We decided to partition the data by the customers; i.e. a shard would hold data for one or more customers. We also decided that the shard assignment of a customer would be done dynamically. We use an admin tool to change a customer’s shard assignment if its data grows too fast. This way we wouldn’t have to restart any support backend, which makes the migration of customers a lot easier since we don’t need to coordinate any down time.
How many shards
Migration from one database to multiple ones means a lot of records are carried to a new destination, which is time consuming/error prone. To do the data split on the existing data once and hopefully never again, we migrated into 15+ shard databases initially. Multiple databases are hosted in one server to cut cost. Some day if we decide that one shard needs more processing power we would simply move that database to another server.

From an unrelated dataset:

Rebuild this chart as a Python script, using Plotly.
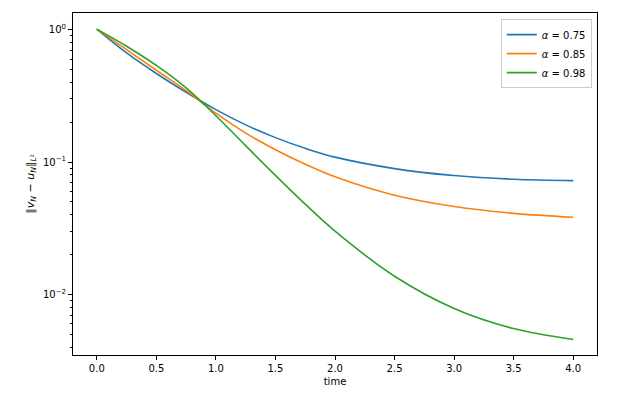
import plotly.graph_objects as go

# values
time = [0.0, 0.25, 0.5, 0.75, 1.0, 1.25, 1.5, 1.75, 2.0, 2.5, 3.0, 3.5, 4.0]
err_075 = [1.01, 0.667, 0.467, 0.337, 0.249, 0.191, 0.153, 0.127, 0.109,
           0.0893, 0.0791, 0.0741, 0.0724]
err_085 = [1.01, 0.706, 0.494, 0.346, 0.234, 0.1656, 0.124, 0.0964, 0.0774,
           0.0562, 0.0462, 0.0410, 0.0383]
err_098 = [1.01, 0.750, 0.537, 0.363, 0.224, 0.133, 0.0794, 0.0481, 0.0301,
           0.01374, 0.00785, 0.00553, 0.00457]

series = [
    ("<i>α</i> = 0.75", err_075, "#1f77b4"),
    ("<i>α</i> = 0.85", err_085, "#ff7f0e"),
    ("<i>α</i> = 0.98", err_098, "#2ca02c"),
]

y_tick_vals = [1, 0.1, 0.01]
y_tick_text = ["10<sup>0</sup>", "10<sup>−1</sup>", "10<sup>−2</sup>"]
y_minor_vals = [m * 10 ** e for e in (-3, -2, -1) for m in range(2, 10) if m * 10 ** e >= 0.0035]

fig = go.Figure()
for name, values, color in series:
    fig.add_trace(
        go.Scatter(
            x=time,
            y=values,
            name=name,
            mode="lines",
            line=dict(color=color, width=1.6, shape="spline", smoothing=1.0),
        )
    )

axis_style = dict(
    showline=True,
    linecolor="black",
    linewidth=1,
    mirror=True,
    ticks="outside",
    ticklen=4,
    tickcolor="black",
    showgrid=False,
    zeroline=False,
    automargin=False,
    tickfont=dict(size=10, color="black"),
)

fig.update_xaxes(
    range=[-0.2, 4.2],
    dtick=0.5,
    tick0=0,
    tickformat=".1f",
    title=dict(text="time", font=dict(size=10, color="black"), standoff=4),
    **axis_style,
)
fig.update_yaxes(
    type="log",
    range=[-2.457, 0.126],
    tickmode="array",
    tickvals=y_tick_vals,
    ticktext=y_tick_text,
    minor=dict(tickmode="array", tickvals=y_minor_vals, ticks="outside", ticklen=2,
               tickcolor="black"),
    title=dict(
        text="‖<i>v</i><sub><i>N</i></sub> − <i>u</i><sub><i>N</i></sub>‖<sub><i>L</i>²</sub>",
        font=dict(size=11, color="black"),
        standoff=6,
    ),
    **axis_style,
)

# the page body adds 8px around the figure, so the figure is 8px smaller
fig.update_layout(
    width=614,
    height=393,
    margin=dict(l=65, r=25, t=5, b=46),
    paper_bgcolor="white",
    plot_bgcolor="white",
    font=dict(family="DejaVu Sans", size=10, color="black"),
    showlegend=True,
    legend=dict(
        x=0.99,
        y=0.982,
        xanchor="right",
        yanchor="top",
        bgcolor="rgba(255,255,255,0.8)",
        bordercolor="#cccccc",
        borderwidth=1,
        font=dict(size=10),
        itemwidth=30,
        tracegroupgap=0,
    ),
)

fig.write_html("out.html")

Primary key sequence manipulation
Data that lives in different shard databases might need to be reunited some day, i.e. to a business intelligence database for some serious data crunching. Since we have data from 15+ shard databases, we need to prevent records colliding on the primary key.
To do so, we manipulated the id sequence of tables to start at a particular number and then increment by 10000. For example, we might run this for a table in shard 13:
alter sequence visitor_id_seq restart 300000013 increment 10000;
Remove database joins
In the old world all tables were in one database. We were moving some tables to other databases. You cannot execute a single query against two different databases (in postgresql anyway), so naturally quite a few queries needed to be changed. We needed to locate them quickly, without necessarily moving the tables away first in the development environment. Luckily in postgresql we can change the permission of runtime users on the selected tables. When the software connected to the (core) database as the original user, it could not access the (to-be-sharded) tables because of the permission change, so the bad queries failed, and we could make changes.
revoke select, insert, update, delete on visitor from optify_user;
grant select, insert, update, delete on visitor from optify_shard_user;
The migration had a lot of hiccups (that’s for another blog post) but at the end, we have more database servers hosting smaller tables, and the performance of the Optify application improved at least 10 fold.